On Wednesday, they were given until next month to come to an arrangement whereby they can keep their home under a Government mortgage-to-rent scheme to assist distressed borrowers. 
 
They took out a €70,000 mortgage on the former council house in 2006 but, when Mr Carragher got sick, they were unable to meet the repayments, of €1,200 a month, the court heard. Their last mortgage payment was in 2016. 
 
In 2017, Start Mortgages, which was owed some €80,000, got a possession order against them in the Circuit Court. 
 
Last September, the sheriff executed the order and the house was boarded up. 
 
Some time later, according to their solicitor Catherine Allison, vandals broke in to the house and smashed it up. 
 
She said the Carraghers, “having had an affinity with what was their family home for 35 years”, decided to carry out repairs and moved back in. 
 
Start Mortgages then applied to the High Court for an injunction preventing them trespassing. 
 
Help with arrears 
On Wednesday, Ms Allison asked Ms Justice Leonie Reynolds for time to allow her clients avail of the Government’s Abhaile scheme to help homeowners in mortgage arrears. 
 
Under that, Start would still get its money whereby the Carraghers could avail of the mortgage-to-rent scheme, she said. This essentially makes the occupiers tenants with a right to buy back after a number of years. 
 
The house is worth about €100,000, the Carraghers have no other substantial debts and were not in substantial negative equity, Ms Allison said. 
 
 
Ms Carragher is working and they are able to pay €500 a month but had not made any payments since 2016. 
 
Ms Allison said the couple had not engaged when the letters leading to the repossession order arrived.

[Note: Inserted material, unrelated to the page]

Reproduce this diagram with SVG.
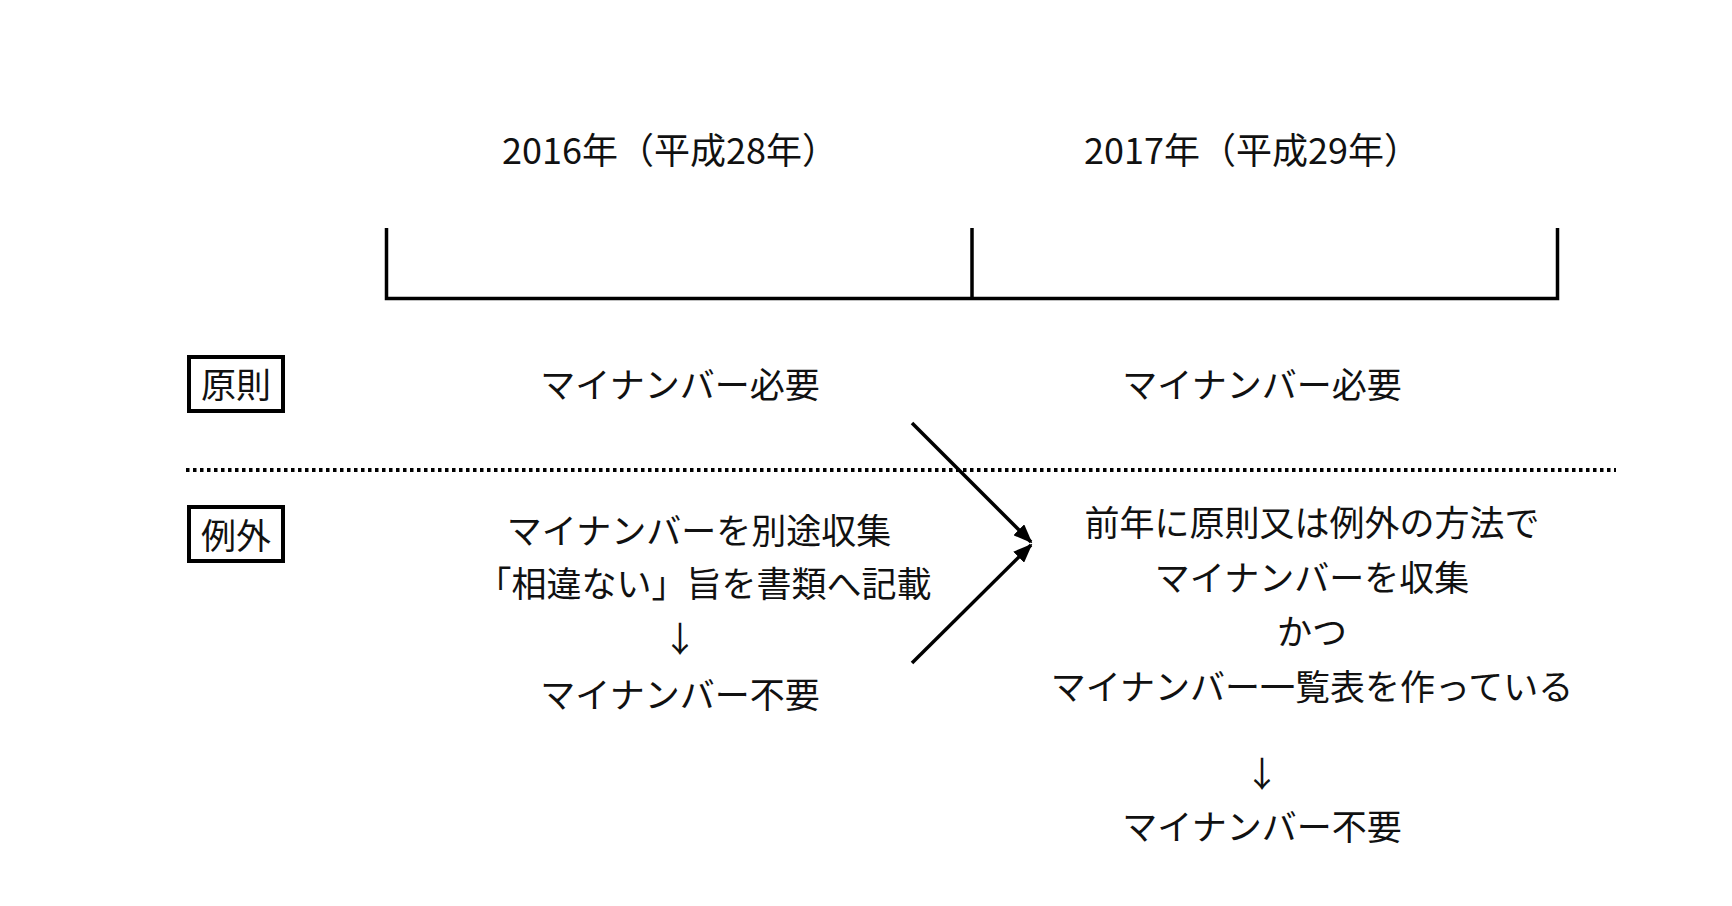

They were not unlike many others, including teachers and other professionals, who put their “heads in the sand” in these situations, she said. 
 
The Carraghers went to the Circuit Court when the possession order was granted but did not understand what was going on, she said. 
 
Ms Allison said they were not aware of the Abhaile scheme and when they came to her for assistance she gave them a letter to give to the High Court when Start made its trespass injunction application, but they again did not understand what was going on. 
 
Ms Allison said she came to court on Wednesday on a pro bono (free of charge) basis until an application for legal aid could be dealt with. 
 
Primary concern 
Ms Justice Reynolds asked Rudi Neuman Shanahan BL, for Start, what he had to say to Ms Allison’s assertion that Start’s primary concern was to get its money. Mr Neuman replied: “Our primary concern is that court orders are not set at nought.” 
 
It is more than three years since Start received any money from the Carraghers and now certain allegations were being made at “the 11th or 12th hour” when Start was forced to come to court to tell the couple they are not allowed back in the house, he said. 
 
The judge put the matter back to January but ordered the couple, as they were seeking “further indulgence” of the courts, to make two €500 payments and return to court on the adjourned date with “the necessary lump sum.” 
 
The court was most anxious the matter be expedited at this stage and Ms Allison should keep Start informed in relation to their application under the Abhaile mortgage to rent application, she said. 
 
“They may have buried their heads in the sand but that has to come at a price at this stage,” the judge said.